Collected material:
= = =

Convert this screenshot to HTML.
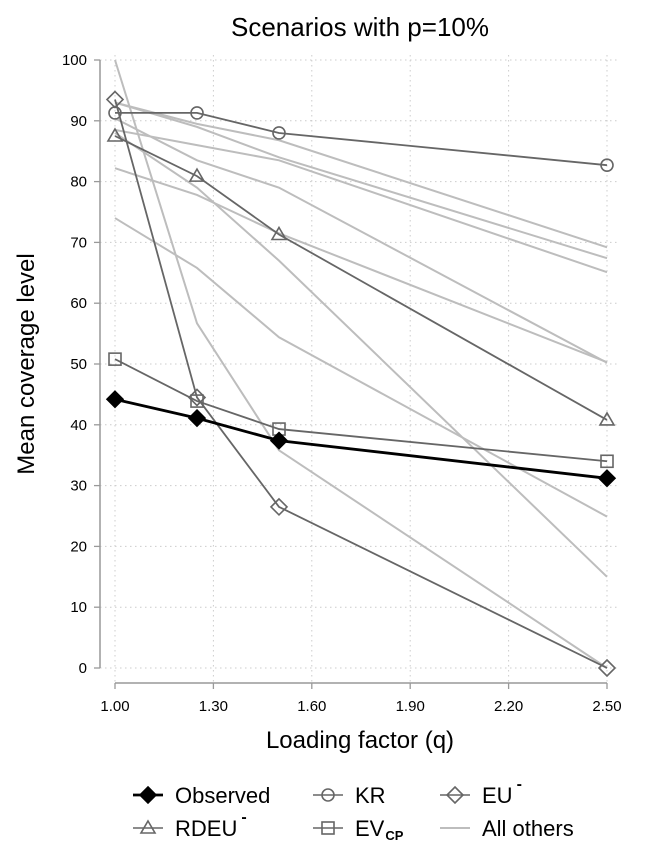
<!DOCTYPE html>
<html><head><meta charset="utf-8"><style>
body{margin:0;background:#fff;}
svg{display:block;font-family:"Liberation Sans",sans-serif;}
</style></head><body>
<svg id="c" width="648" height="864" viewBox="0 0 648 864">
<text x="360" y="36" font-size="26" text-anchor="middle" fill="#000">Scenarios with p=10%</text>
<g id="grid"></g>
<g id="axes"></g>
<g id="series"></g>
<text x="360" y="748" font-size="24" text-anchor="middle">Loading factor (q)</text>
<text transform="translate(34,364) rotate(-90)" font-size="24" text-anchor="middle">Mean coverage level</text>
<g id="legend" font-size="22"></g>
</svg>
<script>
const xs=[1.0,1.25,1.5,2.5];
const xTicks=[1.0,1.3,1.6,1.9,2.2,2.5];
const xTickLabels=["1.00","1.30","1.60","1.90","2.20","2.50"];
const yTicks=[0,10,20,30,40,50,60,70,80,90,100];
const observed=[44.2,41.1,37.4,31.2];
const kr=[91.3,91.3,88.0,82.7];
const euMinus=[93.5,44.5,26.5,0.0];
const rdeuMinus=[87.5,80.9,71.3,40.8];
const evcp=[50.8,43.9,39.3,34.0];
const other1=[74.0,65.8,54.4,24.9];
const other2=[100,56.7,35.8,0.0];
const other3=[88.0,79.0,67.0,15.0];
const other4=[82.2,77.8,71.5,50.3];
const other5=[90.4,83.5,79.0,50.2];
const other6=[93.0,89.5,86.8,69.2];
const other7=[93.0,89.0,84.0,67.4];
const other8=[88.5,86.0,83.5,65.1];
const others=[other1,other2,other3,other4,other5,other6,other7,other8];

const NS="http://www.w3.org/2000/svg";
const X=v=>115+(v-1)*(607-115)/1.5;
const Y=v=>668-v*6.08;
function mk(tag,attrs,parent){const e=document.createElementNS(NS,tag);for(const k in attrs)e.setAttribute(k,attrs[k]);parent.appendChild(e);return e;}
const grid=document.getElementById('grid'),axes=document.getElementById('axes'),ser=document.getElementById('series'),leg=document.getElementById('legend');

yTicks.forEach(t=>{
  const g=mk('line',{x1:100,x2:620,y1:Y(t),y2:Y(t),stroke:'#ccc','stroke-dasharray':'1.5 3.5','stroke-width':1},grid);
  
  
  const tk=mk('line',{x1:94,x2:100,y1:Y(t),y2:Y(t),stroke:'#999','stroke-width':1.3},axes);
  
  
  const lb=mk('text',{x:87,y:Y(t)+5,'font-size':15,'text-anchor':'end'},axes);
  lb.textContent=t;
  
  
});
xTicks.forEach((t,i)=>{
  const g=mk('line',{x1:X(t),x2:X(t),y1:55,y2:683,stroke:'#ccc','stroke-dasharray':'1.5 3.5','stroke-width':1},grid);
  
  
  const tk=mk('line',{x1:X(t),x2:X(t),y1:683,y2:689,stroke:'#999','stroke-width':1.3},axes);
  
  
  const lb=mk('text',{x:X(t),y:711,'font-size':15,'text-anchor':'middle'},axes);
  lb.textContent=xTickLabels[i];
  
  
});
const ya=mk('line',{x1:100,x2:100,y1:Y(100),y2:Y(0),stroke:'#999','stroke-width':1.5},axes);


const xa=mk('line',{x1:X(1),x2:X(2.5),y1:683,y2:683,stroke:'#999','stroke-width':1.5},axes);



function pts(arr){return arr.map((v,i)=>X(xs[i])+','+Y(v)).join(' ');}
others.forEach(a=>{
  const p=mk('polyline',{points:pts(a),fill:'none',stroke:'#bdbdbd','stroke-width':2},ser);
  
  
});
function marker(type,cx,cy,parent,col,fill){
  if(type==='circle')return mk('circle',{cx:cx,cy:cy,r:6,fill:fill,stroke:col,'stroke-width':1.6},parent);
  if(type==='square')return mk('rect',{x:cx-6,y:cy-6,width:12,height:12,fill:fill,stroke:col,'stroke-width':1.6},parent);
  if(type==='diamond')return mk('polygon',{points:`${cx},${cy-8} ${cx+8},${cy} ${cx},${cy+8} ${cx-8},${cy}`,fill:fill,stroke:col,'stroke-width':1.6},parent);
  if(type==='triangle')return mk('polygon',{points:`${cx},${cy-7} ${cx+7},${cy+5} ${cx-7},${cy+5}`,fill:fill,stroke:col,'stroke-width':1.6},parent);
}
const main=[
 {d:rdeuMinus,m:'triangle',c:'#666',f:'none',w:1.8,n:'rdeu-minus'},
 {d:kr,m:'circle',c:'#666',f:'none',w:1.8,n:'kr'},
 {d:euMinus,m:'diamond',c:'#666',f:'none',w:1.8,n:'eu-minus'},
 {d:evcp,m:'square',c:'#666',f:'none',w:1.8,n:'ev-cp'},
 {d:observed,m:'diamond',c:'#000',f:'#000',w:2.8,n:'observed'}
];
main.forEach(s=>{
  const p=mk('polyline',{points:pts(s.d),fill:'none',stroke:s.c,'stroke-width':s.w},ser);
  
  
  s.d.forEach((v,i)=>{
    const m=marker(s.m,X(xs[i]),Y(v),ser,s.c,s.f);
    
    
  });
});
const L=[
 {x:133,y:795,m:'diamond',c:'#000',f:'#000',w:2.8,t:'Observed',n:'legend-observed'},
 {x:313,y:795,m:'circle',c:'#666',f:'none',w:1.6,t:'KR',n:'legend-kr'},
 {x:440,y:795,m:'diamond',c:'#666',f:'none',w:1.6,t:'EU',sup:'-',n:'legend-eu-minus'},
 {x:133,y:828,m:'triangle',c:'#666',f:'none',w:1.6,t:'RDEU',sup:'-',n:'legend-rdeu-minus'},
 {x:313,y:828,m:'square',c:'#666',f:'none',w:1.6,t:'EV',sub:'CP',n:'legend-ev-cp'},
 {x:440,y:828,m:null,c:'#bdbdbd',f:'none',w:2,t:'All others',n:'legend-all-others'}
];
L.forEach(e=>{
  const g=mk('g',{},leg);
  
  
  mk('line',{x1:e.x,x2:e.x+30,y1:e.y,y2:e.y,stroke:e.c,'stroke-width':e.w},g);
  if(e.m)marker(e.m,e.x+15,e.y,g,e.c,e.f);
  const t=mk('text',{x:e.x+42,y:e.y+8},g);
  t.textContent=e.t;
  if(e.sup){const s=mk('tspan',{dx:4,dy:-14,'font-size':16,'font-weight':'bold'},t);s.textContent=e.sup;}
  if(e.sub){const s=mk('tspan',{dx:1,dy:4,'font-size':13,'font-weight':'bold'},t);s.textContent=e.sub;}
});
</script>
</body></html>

= = =

Your objective: The data should be printed again unchanged; leave its pictures out.

Answer to the exercise:
Convert this screenshot to HTML.
<!DOCTYPE html>
<html><head><meta charset="utf-8"><style>
body{margin:0;background:#fff;}
svg{display:block;font-family:"Liberation Sans",sans-serif;}
</style></head><body>
<svg id="c" width="648" height="864" viewBox="0 0 648 864">
<text x="360" y="36" font-size="26" text-anchor="middle" fill="#000">Scenarios with p=10%</text>
<g id="grid"></g>
<g id="axes"></g>
<g id="series"></g>
<text x="360" y="748" font-size="24" text-anchor="middle">Loading factor (q)</text>
<text transform="translate(34,364) rotate(-90)" font-size="24" text-anchor="middle">Mean coverage level</text>
<g id="legend" font-size="22"></g>
</svg>
<script>
const xs=[1.0,1.25,1.5,2.5];
const xTicks=[1.0,1.3,1.6,1.9,2.2,2.5];
const xTickLabels=["1.00","1.30","1.60","1.90","2.20","2.50"];
const yTicks=[0,10,20,30,40,50,60,70,80,90,100];
const observed=[44.2,41.1,37.4,31.2];
const kr=[91.3,91.3,88.0,82.7];
const euMinus=[93.5,44.5,26.5,0.0];
const rdeuMinus=[87.5,80.9,71.3,40.8];
const evcp=[50.8,43.9,39.3,34.0];
const other1=[74.0,65.8,54.4,24.9];
const other2=[100,56.7,35.8,0.0];
const other3=[88.0,79.0,67.0,15.0];
const other4=[82.2,77.8,71.5,50.3];
const other5=[90.4,83.5,79.0,50.2];
const other6=[93.0,89.5,86.8,69.2];
const other7=[93.0,89.0,84.0,67.4];
const other8=[88.5,86.0,83.5,65.1];
const others=[other1,other2,other3,other4,other5,other6,other7,other8];

const NS="http://www.w3.org/2000/svg";
const X=v=>115+(v-1)*(607-115)/1.5;
const Y=v=>668-v*6.08;
function mk(tag,attrs,parent){const e=document.createElementNS(NS,tag);for(const k in attrs)e.setAttribute(k,attrs[k]);parent.appendChild(e);return e;}
const grid=document.getElementById('grid'),axes=document.getElementById('axes'),ser=document.getElementById('series'),leg=document.getElementById('legend');

yTicks.forEach(t=>{
  const g=mk('line',{x1:100,x2:620,y1:Y(t),y2:Y(t),stroke:'#ccc','stroke-dasharray':'1.5 3.5','stroke-width':1},grid);
  
  
  const tk=mk('line',{x1:94,x2:100,y1:Y(t),y2:Y(t),stroke:'#999','stroke-width':1.3},axes);
  
  
  const lb=mk('text',{x:87,y:Y(t)+5,'font-size':15,'text-anchor':'end'},axes);
  lb.textContent=t;
  
  
});
xTicks.forEach((t,i)=>{
  const g=mk('line',{x1:X(t),x2:X(t),y1:55,y2:683,stroke:'#ccc','stroke-dasharray':'1.5 3.5','stroke-width':1},grid);
  
  
  const tk=mk('line',{x1:X(t),x2:X(t),y1:683,y2:689,stroke:'#999','stroke-width':1.3},axes);
  
  
  const lb=mk('text',{x:X(t),y:711,'font-size':15,'text-anchor':'middle'},axes);
  lb.textContent=xTickLabels[i];
  
  
});
const ya=mk('line',{x1:100,x2:100,y1:Y(100),y2:Y(0),stroke:'#999','stroke-width':1.5},axes);


const xa=mk('line',{x1:X(1),x2:X(2.5),y1:683,y2:683,stroke:'#999','stroke-width':1.5},axes);



function pts(arr){return arr.map((v,i)=>X(xs[i])+','+Y(v)).join(' ');}
others.forEach(a=>{
  const p=mk('polyline',{points:pts(a),fill:'none',stroke:'#bdbdbd','stroke-width':2},ser);
  
  
});
function marker(type,cx,cy,parent,col,fill){
  if(type==='circle')return mk('circle',{cx:cx,cy:cy,r:6,fill:fill,stroke:col,'stroke-width':1.6},parent);
  if(type==='square')return mk('rect',{x:cx-6,y:cy-6,width:12,height:12,fill:fill,stroke:col,'stroke-width':1.6},parent);
  if(type==='diamond')return mk('polygon',{points:`${cx},${cy-8} ${cx+8},${cy} ${cx},${cy+8} ${cx-8},${cy}`,fill:fill,stroke:col,'stroke-width':1.6},parent);
  if(type==='triangle')return mk('polygon',{points:`${cx},${cy-7} ${cx+7},${cy+5} ${cx-7},${cy+5}`,fill:fill,stroke:col,'stroke-width':1.6},parent);
}
const main=[
 {d:rdeuMinus,m:'triangle',c:'#666',f:'none',w:1.8,n:'rdeu-minus'},
 {d:kr,m:'circle',c:'#666',f:'none',w:1.8,n:'kr'},
 {d:euMinus,m:'diamond',c:'#666',f:'none',w:1.8,n:'eu-minus'},
 {d:evcp,m:'square',c:'#666',f:'none',w:1.8,n:'ev-cp'},
 {d:observed,m:'diamond',c:'#000',f:'#000',w:2.8,n:'observed'}
];
main.forEach(s=>{
  const p=mk('polyline',{points:pts(s.d),fill:'none',stroke:s.c,'stroke-width':s.w},ser);
  
  
  s.d.forEach((v,i)=>{
    const m=marker(s.m,X(xs[i]),Y(v),ser,s.c,s.f);
    
    
  });
});
const L=[
 {x:133,y:795,m:'diamond',c:'#000',f:'#000',w:2.8,t:'Observed',n:'legend-observed'},
 {x:313,y:795,m:'circle',c:'#666',f:'none',w:1.6,t:'KR',n:'legend-kr'},
 {x:440,y:795,m:'diamond',c:'#666',f:'none',w:1.6,t:'EU',sup:'-',n:'legend-eu-minus'},
 {x:133,y:828,m:'triangle',c:'#666',f:'none',w:1.6,t:'RDEU',sup:'-',n:'legend-rdeu-minus'},
 {x:313,y:828,m:'square',c:'#666',f:'none',w:1.6,t:'EV',sub:'CP',n:'legend-ev-cp'},
 {x:440,y:828,m:null,c:'#bdbdbd',f:'none',w:2,t:'All others',n:'legend-all-others'}
];
L.forEach(e=>{
  const g=mk('g',{},leg);
  
  
  mk('line',{x1:e.x,x2:e.x+30,y1:e.y,y2:e.y,stroke:e.c,'stroke-width':e.w},g);
  if(e.m)marker(e.m,e.x+15,e.y,g,e.c,e.f);
  const t=mk('text',{x:e.x+42,y:e.y+8},g);
  t.textContent=e.t;
  if(e.sup){const s=mk('tspan',{dx:4,dy:-14,'font-size':16,'font-weight':'bold'},t);s.textContent=e.sup;}
  if(e.sub){const s=mk('tspan',{dx:1,dy:4,'font-size':13,'font-weight':'bold'},t);s.textContent=e.sub;}
});
</script>
</body></html>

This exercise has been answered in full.